The Trinamool Congress on Friday accused the ongoing special intensive revision (SIR) of voter lists of creating widespread fear, after a 60-year-old man was found hanging in Jalpaiguri district.
The ruling
party said the incident showed how the revision drive was causing distress among ordinary citizens, especially those worried about their names being removed from the electoral rolls.
Police identified the deceased as Bhuban Chandra Roy from the Rajganj area. According to officers, he had gone missing on Thursday night and was discovered hanging from a tree early the next morning.
His family told the police that Roy had been anxious for days after noticing that his daughter’s name was missing from the electoral rolls and that she had not received the required enumeration form. Police said he appeared to have been under severe mental strain, though a formal investigation is under way.
In a post on X, the TMC claimed the incident reflected a larger pattern of fear caused by the SIR process. “This is not a sequence of random misfortunes,” the party said.
A fresh tragedy in Ambari, Siliguri, and once again it bears the stain of a political project that has weaponised fear.

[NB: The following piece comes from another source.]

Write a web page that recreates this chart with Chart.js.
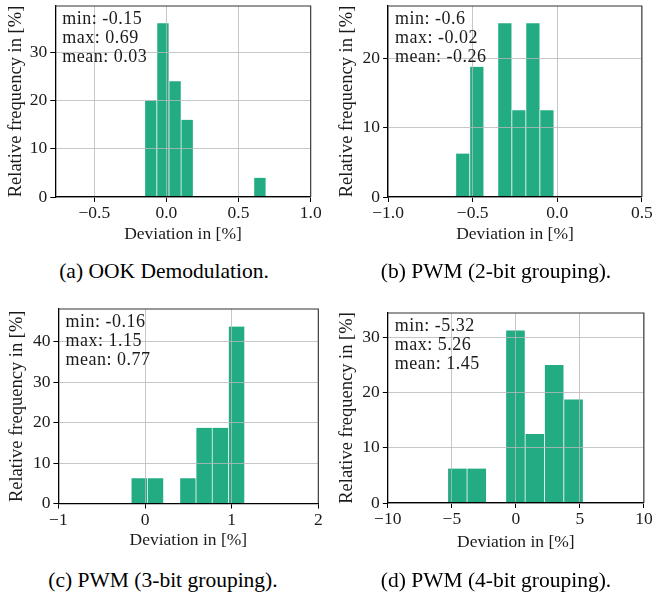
<!DOCTYPE html>
<html><head><meta charset="utf-8">
<script src="https://cdn.jsdelivr.net/npm/chart.js@4.4.0/dist/chart.umd.min.js"></script>
<style>
html,body{margin:0;padding:0;width:652px;height:600px;overflow:hidden;background:#fff;}
body{position:relative;}
canvas{position:absolute;}
.cap{position:absolute;white-space:nowrap;font-family:"Liberation Serif","Times New Roman",serif;font-size:21.5px;line-height:normal;transform:translateX(-50%);color:#000;}
</style></head><body>
<script>
// ---------------- DATA ----------------
// (a) OOK Demodulation
const binCentersA = [-0.108, -0.024, 0.060, 0.144, 0.228, 0.312, 0.396, 0.480, 0.564, 0.648];
const freqA       = [20, 36, 24, 16, 0, 0, 0, 0, 0, 4];
const statsA      = ["min: -0.15", "max: 0.69", "mean: 0.03"];
const xTicksA     = [-0.5, 0.0, 0.5, 1.0];
const yTicksA     = [0, 10, 20, 30];
const xRangeA     = [-0.77, 1.0];
const yRangeA     = [0, 39.6];
const captionA    = "(a) OOK Demodulation.";

// (b) PWM 2-bit grouping
const binCentersB = [-0.5586, -0.4757, -0.3929, -0.3100, -0.2271, -0.1443, -0.0614];
const freqB       = [6.25, 18.75, 0, 25, 12.5, 25, 12.5];
const statsB      = ["min: -0.6", "max: -0.02", "mean: -0.26"];
const xTicksB     = [-1.0, -0.5, 0.0, 0.5];
const yTicksB     = [0, 10, 20];
const xRangeB     = [-1.0, 0.5];
const yRangeB     = [0, 27.5];
const captionB    = "(b) PWM (2-bit grouping).";

// (c) PWM 3-bit grouping
const binCentersC = [-0.0664, 0.1207, 0.3079, 0.4950, 0.6821, 0.8693, 1.0564];
const freqC       = [6.25, 6.25, 0, 6.25, 18.75, 18.75, 43.75];
const statsC      = ["min: -0.16", "max: 1.15", "mean: 0.77"];
const xTicksC     = [-1, 0, 1, 2];
const yTicksC     = [0, 10, 20, 30, 40];
const xRangeC     = [-1, 2];
const yRangeC     = [0, 48.1];
const captionC    = "(c) PWM (3-bit grouping).";

// (d) PWM 4-bit grouping
const binCentersD = [-4.5643, -3.0529, -1.5414, -0.0300, 1.4814, 2.9929, 4.5043];
const freqD       = [6.25, 6.25, 0, 31.25, 12.5, 25, 18.75];
const statsD      = ["min: -5.32", "max: 5.26", "mean: 1.45"];
const xTicksD     = [-10, -5, 0, 5, 10];
const yTicksD     = [0, 10, 20, 30];
const xRangeD     = [-10, 10];
const yRangeD     = [0, 34.4];
const captionD    = "(d) PWM (4-bit grouping).";

const xTitle = "Deviation in [%]";
const yTitle = "Relative frequency in [%]";

// ---------------- LAYOUT / STYLE ----------------
const FONT = "'Liberation Serif','Times New Roman',serif";
const BAR = "#23ab83";
const TEXT = "#1a1a1a";
const X_TITLE_SIZE = 17.5, Y_TITLE_SIZE = 18.5, TICK_SIZE = 17.5, STAT_SIZE = 18;

const panels = [
  {bins: binCentersA, freq: freqA, stats: statsA, xt: xTicksA, yt: yTicksA, xr: xRangeA, yr: yRangeA, dec: 1, cap: captionA,
   area: [55, 6, 311, 196], yTitleX: 15.8, xTitleY: 233, capX: 164, capBase: 278.3},
  {bins: binCentersB, freq: freqB, stats: statsB, xt: xTicksB, yt: yTicksB, xr: xRangeB, yr: yRangeB, dec: 1, cap: captionB,
   area: [388, 6, 642, 196], yTitleX: 347, xTitleY: 233, capX: 496, capBase: 278.3},
  {bins: binCentersC, freq: freqC, stats: statsC, xt: xTicksC, yt: yTicksC, xr: xRangeC, yr: yRangeC, dec: 0, cap: captionC,
   area: [58, 309.3, 317.3, 503.7], yTitleX: 16.7, xTitleY: 540.7, capX: 163, capBase: 587.5},
  {bins: binCentersD, freq: freqD, stats: statsD, xt: xTicksD, yt: yTicksD, xr: xRangeD, yr: yRangeD, dec: 0, cap: captionD,
   area: [388, 313.3, 644.3, 504.3], yTitleX: 347.3, xTitleY: 543.3, capX: 496, capBase: 587.5}
];

const fmt = (v, dec) => v.toFixed(dec).replace('-', '\u2212');

const framePlugin = {
  id: 'frame',
  afterDraw(chart) {
    const {ctx, chartArea: a} = chart;
    ctx.save();
    ctx.strokeStyle = '#333';
    ctx.lineWidth = 1.1;
    ctx.beginPath();
    ctx.moveTo(a.left, a.top);
    ctx.lineTo(a.right, a.top);
    ctx.lineTo(a.right, a.bottom);
    ctx.stroke();
    ctx.restore();
  }
};

const statsPlugin = {
  id: 'stats',
  afterDraw(chart, args, opts) {
    const {ctx, chartArea: a} = chart;
    ctx.save();
    ctx.font = STAT_SIZE + "px " + FONT;
    ctx.fillStyle = TEXT;
    ctx.textAlign = 'left';
    ctx.textBaseline = 'alphabetic';
    if ('letterSpacing' in ctx) ctx.letterSpacing = '0.5px';
    opts.lines.forEach((t, i) => ctx.fillText(t, a.left + 7, a.top + 17.5 + i * 19));
    ctx.restore();
  }
};

Chart.defaults.font.family = FONT;
Chart.defaults.color = TEXT;

panels.forEach(p => {
  const [l, t, r, b] = p.area;
  const L = p.yTitleX - Y_TITLE_SIZE * 1.2 / 2;
  const yw = l - L;
  const pt = 24, T = t - pt;
  const xh = p.xTitleY + X_TITLE_SIZE * 1.2 / 2 - b;
  const pb = 4;
  const H = b + xh + pb - T;
  const pr = 30;
  const W = r + pr - L;

  const cv = document.createElement('canvas');
  cv.width = Math.round(W); cv.height = Math.round(H);
  cv.style.left = L + 'px'; cv.style.top = T + 'px';
  cv.style.width = Math.round(W) + 'px'; cv.style.height = Math.round(H) + 'px';
  document.body.appendChild(cv);

  const cap = document.createElement('div');
  cap.className = 'cap';
  cap.textContent = p.cap;
  cap.style.left = p.capX + 'px';
  cap.style.top = (p.capBase - 21.5 * 0.891) + 'px';
  document.body.appendChild(cap);

  const gridOpts = () => ({color: 'rgba(185,185,185,0.8)', lineWidth: 1, z: 1, offset: false, drawTicks: true,
                    tickLength: 5, tickColor: '#000', tickWidth: 1});
  new Chart(cv, {
    type: 'bar',
    data: {
      datasets: [{
        data: p.bins.map((c, i) => ({x: c, y: p.freq[i]})),
        backgroundColor: BAR,
        borderColor: '#ffffff',
        borderWidth: {left: 0.7, right: 0.7, top: 0, bottom: 0},
        borderSkipped: 'start',
        barPercentage: 1,
        categoryPercentage: 1
      }]
    },
    options: {
      responsive: false,
      animation: false,
      devicePixelRatio: 1,
      layout: {padding: {left: 0, top: pt, right: pr + (W - Math.round(W)), bottom: pb + (H - Math.round(H))}},
      plugins: {legend: {display: false}, tooltip: {enabled: false}, stats: {lines: p.stats}},
      scales: {
        x: {
          type: 'linear', min: p.xr[0], max: p.xr[1], offset: false,
          grid: gridOpts(),
          border: {display: true, color: '#000', width: 1.3, z: 2},
          ticks: {z: 2, autoSkip: false, maxRotation: 0, padding: 1, color: TEXT,
                  font: {size: TICK_SIZE}, callback: v => fmt(v, p.dec)},
          afterBuildTicks: s => { s.ticks = p.xt.map(v => ({value: v})); },
          afterFit: s => { s.height = xh; },
          title: {display: true, text: xTitle, color: TEXT, font: {size: X_TITLE_SIZE}, padding: 0}
        },
        y: {
          type: 'linear', min: p.yr[0], max: p.yr[1],
          grid: gridOpts(),
          border: {display: true, color: '#000', width: 1.3, z: 2},
          ticks: {z: 2, autoSkip: false, padding: 3, color: TEXT,
                  font: {size: TICK_SIZE}, callback: v => fmt(v, 0)},
          afterBuildTicks: s => { s.ticks = p.yt.map(v => ({value: v})); },
          afterFit: s => { s.width = yw; },
          title: {display: true, text: yTitle, color: TEXT, font: {size: Y_TITLE_SIZE}, padding: 0}
        }
      }
    },
    plugins: [framePlugin, statsPlugin]
  });
});
</script>
</body></html>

Sixty-year-old Bhuban Chandra Roy was found hanging from a tree, driven to despair because his daughter never received an enumeration form. This is not a… pic.twitter.com/vOJIdRIQKr
— All India Trinamool Congress (@AITCofficial) November 14, 2025
“”This is the predictable human cost of a process that was rushed, politicised, and rolled out without basic safeguards,” it added.
Rajganj MLA Khageswar Roy, who visited the family, said similar deaths had been reported in other parts of the state.
The TMC has earlier claimed that at least 11 deaths—seven by suicide—have taken place in West Bengal since late October, allegedly linked to panic over the SIR exercise.
The party accused political rivals of exploiting the situation and blamed the Election Commission for what it described as a poorly executed verification process. “Who benefits from this engineered panic? Not the people of Bengal. Not the families left to bury their dead. The only beneficiaries are those who seek to manufacture consent by frightening citizens into silence”.
In another post, TMC further noted, “Their pain reflects what so many households across Bengal are quietly carrying. When systems begin to create panic instead of protection, standing beside the people becomes the first duty for our workers and leaders.”
The Election Commission launched the SIR drive across several states, including West Bengal, as a door-to-door verification effort aimed at removing duplicate and deceased voters while adding new eligible names.